Outsourcing of manufacturing is becoming more and more common in today’s business environment. Because of this, companies routinely contact suppliers to determine if, and when, their products can be manufactured. Now it appears though, that this practice can lead to invalidation of your own patent.
In a split decision, the Court of Appeals for the Federal Circuit (CAFC) recently affirmed a ruling from the Eastern District of Virginia, invalidating the claims of Hamilton Beach’s U.S. Patent No. 7,947,928 under 35 U.S.C. 102(b). The decision was based on a purchase order issued by the patentee to a supplier.
A patent will be deemed invalid under the on-sale bar when the invention was sold or offered for sale more than one year prior to the filing date (i.e., before the critical date). Additionally, an attempt to sell is sufficient to trigger the on-sale bar so long as it is “sufficiently definite such that another party could make a binding contract by simple acceptance.” Generally, the on-sale bar offers a bright-line test. Avoid offering the article to the public prior to the critical date and the on-sale bar is not an issue.
Hamilton Beach’s patent (the ’928 patent) is directed to a slow cooker.
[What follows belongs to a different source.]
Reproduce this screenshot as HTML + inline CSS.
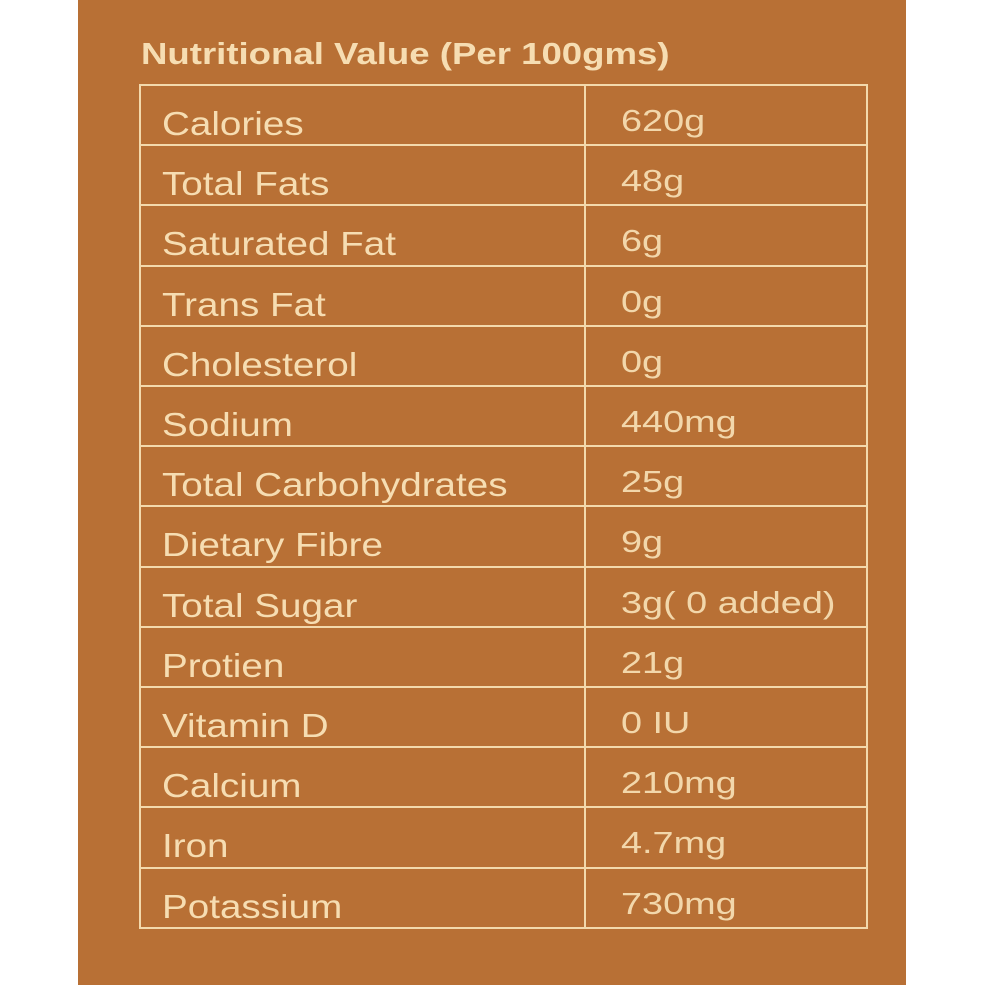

The priority application for the patent was filed in March 2006. More than one year prior to the filing of the priority application, Hamilton Beach sent a purchase order for delivery of 2,000 slow cookers from a foreign supplier. The order was confirmed by the supplier prior to the critical date as well, but manufacturing would not begin until Hamilton Beach directed so. Manufacturing did not commence, and no products were offered for sale to the public until after the critical date. Here, the CAFC found that the supplier’s response to the purchase order was, in fact, an offer to sell the patented article to the patentee. In the words of the CAFC:
Hamilton Beach’s supplier responded prior to the critical date that it was ready to fulfill the order. In other words, the supplier made an offer to sell the slow cookers to Hamilton Beach. At that point, the commercial offer for sale was made and, under the governing corporate purchase agreement, Hamilton Beach could accept the offer when it so pleased.
The dissent, likely echoing the concerns of many manufacturers, argued that this decision could have far-reaching consequences for manufacturers, especially those who outsource prototyping.